What is required: Copy exactly, and only, the lines between the line holding "What Plotly code" and the line holding "import plotly.graph_objects as go", inclusive; skip the pictures.
--- BEGIN Listed entries ---
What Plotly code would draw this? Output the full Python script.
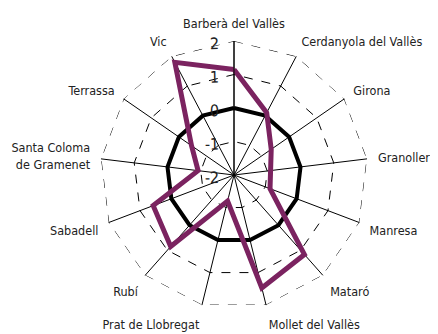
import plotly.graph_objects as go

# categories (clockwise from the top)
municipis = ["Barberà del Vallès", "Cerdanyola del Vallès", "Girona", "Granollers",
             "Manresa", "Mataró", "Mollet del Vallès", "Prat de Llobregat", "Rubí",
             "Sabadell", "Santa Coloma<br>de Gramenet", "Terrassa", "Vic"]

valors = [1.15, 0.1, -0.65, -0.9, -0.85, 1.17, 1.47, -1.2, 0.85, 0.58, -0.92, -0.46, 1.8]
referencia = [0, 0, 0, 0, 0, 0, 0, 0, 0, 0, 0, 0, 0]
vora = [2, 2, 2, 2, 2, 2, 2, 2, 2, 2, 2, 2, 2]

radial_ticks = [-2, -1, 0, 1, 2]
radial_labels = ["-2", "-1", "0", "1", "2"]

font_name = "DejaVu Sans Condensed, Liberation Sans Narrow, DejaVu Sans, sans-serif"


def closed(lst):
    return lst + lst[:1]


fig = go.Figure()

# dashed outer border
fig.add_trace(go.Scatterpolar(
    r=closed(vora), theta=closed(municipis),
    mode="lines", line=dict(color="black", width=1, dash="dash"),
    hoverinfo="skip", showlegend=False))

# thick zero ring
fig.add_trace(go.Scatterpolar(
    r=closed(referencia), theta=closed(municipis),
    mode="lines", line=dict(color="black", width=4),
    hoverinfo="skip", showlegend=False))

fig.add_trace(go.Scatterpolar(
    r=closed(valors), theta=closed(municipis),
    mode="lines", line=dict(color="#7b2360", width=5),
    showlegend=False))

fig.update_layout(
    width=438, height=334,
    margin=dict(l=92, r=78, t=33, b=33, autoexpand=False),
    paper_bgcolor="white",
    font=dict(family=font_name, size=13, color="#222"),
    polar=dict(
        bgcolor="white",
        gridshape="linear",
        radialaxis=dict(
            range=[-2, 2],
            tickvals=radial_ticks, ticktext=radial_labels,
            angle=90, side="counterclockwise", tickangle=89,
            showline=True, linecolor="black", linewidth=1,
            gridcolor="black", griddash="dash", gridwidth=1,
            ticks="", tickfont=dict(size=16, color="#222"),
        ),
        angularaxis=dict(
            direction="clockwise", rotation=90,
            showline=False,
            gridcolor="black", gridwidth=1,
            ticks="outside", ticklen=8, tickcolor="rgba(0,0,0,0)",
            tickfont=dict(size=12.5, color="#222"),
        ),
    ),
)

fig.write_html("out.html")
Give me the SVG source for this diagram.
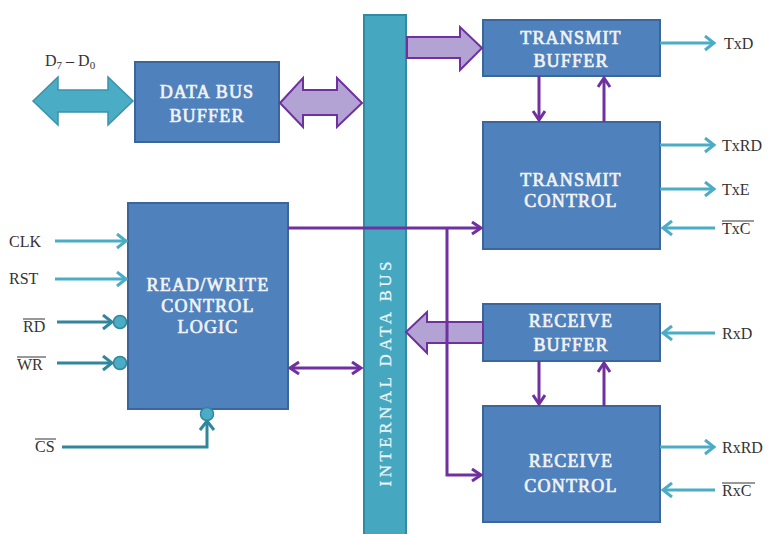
--- END Listed entries ---
--- BEGIN Listed entries ---
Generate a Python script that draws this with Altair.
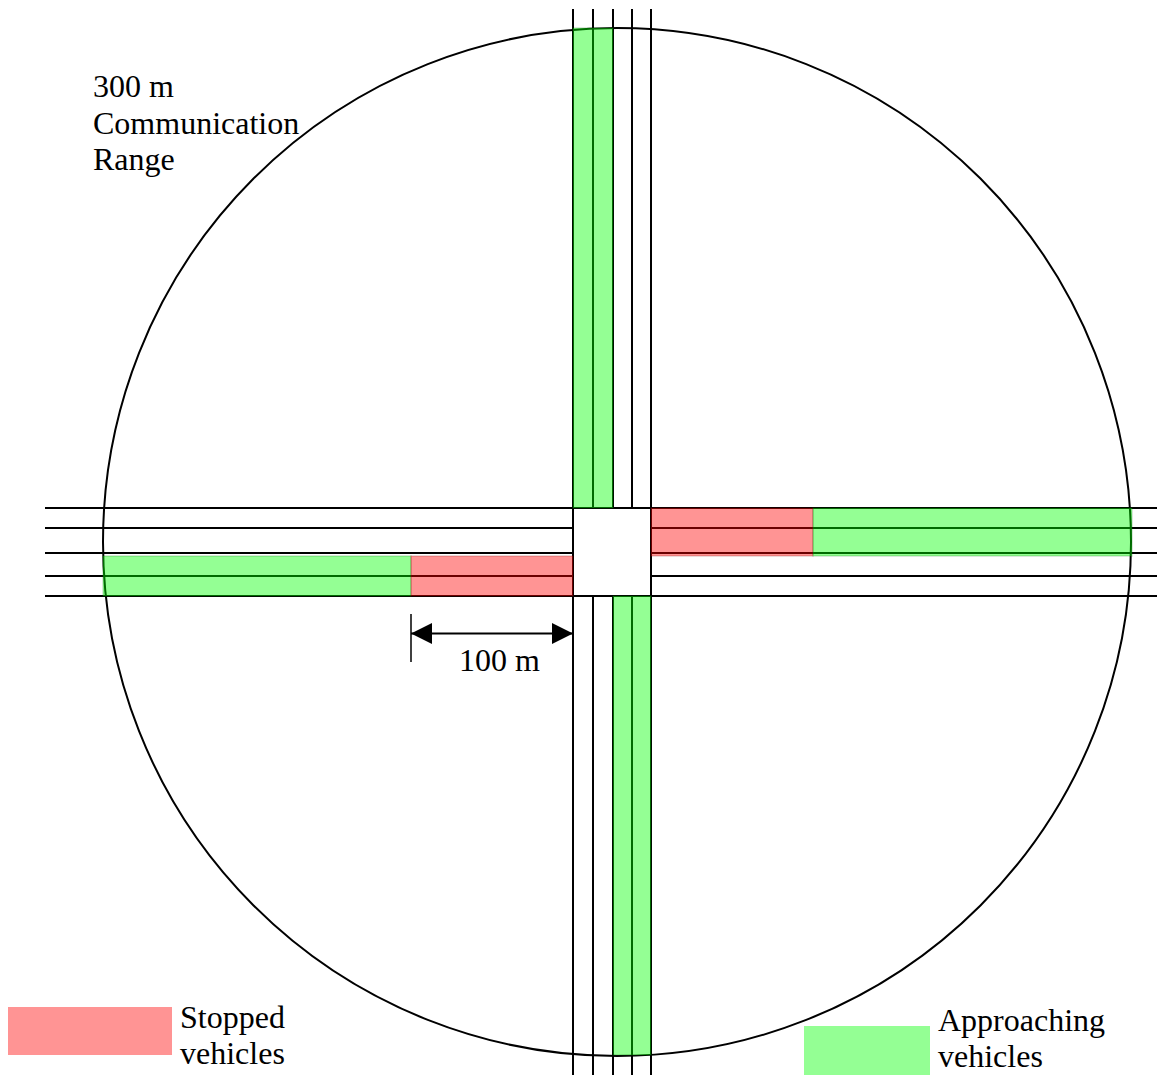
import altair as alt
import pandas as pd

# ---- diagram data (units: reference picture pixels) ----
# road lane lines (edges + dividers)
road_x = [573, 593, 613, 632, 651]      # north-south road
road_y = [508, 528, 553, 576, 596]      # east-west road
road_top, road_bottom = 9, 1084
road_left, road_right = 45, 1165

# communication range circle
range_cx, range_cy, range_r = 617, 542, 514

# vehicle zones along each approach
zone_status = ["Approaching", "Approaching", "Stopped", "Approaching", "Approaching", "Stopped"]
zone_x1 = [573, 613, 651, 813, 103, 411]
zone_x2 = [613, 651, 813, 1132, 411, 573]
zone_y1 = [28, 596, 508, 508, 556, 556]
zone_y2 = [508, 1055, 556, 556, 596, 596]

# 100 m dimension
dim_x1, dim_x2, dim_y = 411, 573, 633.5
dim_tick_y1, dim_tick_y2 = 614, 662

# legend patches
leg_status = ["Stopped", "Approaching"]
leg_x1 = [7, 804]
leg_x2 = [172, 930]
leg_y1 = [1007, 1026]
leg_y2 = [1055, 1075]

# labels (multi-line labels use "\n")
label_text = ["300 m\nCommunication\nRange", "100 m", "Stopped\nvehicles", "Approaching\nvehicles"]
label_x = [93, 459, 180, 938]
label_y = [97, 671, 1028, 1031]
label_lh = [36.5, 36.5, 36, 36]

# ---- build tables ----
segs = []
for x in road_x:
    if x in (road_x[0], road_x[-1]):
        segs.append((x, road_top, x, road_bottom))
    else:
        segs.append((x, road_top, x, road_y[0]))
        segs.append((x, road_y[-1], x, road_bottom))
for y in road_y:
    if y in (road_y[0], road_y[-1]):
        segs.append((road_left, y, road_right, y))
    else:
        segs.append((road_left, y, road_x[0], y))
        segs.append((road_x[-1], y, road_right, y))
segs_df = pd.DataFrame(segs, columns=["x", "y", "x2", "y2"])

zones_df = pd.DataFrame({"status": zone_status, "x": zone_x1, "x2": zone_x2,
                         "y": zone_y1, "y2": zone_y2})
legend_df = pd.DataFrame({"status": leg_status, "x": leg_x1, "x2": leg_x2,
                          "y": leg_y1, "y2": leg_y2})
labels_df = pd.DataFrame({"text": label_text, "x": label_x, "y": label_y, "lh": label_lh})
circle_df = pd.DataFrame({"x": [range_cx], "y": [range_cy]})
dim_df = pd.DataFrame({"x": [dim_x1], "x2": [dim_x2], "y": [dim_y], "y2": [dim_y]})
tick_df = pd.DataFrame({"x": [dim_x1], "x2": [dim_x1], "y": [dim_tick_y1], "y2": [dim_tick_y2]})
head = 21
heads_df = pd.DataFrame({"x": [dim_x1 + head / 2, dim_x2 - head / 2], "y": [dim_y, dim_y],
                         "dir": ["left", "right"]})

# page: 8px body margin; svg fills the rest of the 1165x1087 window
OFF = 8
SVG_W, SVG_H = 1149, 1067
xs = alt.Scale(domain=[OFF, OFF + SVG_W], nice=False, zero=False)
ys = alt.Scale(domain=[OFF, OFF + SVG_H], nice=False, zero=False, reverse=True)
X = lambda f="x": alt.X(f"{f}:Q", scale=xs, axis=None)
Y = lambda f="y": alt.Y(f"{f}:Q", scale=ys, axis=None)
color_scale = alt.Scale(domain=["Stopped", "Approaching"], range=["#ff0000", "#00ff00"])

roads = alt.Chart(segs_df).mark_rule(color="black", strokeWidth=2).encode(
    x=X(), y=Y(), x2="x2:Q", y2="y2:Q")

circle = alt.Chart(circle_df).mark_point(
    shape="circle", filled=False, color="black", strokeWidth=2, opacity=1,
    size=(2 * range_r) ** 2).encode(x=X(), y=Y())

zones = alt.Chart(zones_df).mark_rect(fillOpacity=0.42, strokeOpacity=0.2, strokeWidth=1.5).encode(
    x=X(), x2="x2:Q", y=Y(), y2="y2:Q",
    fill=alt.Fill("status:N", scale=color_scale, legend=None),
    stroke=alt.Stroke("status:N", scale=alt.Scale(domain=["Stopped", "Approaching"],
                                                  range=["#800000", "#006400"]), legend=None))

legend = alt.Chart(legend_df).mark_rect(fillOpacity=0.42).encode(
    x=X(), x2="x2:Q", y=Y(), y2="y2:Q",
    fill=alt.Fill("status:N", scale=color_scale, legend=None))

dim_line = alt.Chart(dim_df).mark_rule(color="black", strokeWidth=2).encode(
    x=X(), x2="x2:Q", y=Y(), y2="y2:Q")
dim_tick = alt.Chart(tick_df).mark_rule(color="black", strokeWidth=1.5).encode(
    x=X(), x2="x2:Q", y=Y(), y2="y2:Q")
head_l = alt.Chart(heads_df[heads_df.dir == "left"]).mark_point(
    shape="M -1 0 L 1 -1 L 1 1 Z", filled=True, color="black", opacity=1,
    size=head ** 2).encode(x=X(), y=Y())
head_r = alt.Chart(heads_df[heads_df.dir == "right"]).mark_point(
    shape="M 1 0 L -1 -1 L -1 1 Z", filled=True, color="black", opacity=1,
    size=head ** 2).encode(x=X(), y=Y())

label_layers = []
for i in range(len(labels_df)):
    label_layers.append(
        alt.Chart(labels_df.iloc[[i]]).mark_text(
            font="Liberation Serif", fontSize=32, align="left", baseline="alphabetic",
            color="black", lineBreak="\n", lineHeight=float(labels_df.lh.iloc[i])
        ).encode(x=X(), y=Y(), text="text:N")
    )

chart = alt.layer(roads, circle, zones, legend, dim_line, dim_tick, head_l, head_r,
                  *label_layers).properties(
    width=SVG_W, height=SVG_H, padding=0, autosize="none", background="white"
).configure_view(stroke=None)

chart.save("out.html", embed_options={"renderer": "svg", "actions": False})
--- END Listed entries ---
Problem solution:
What Plotly code would draw this? Output the full Python script.
import plotly.graph_objects as go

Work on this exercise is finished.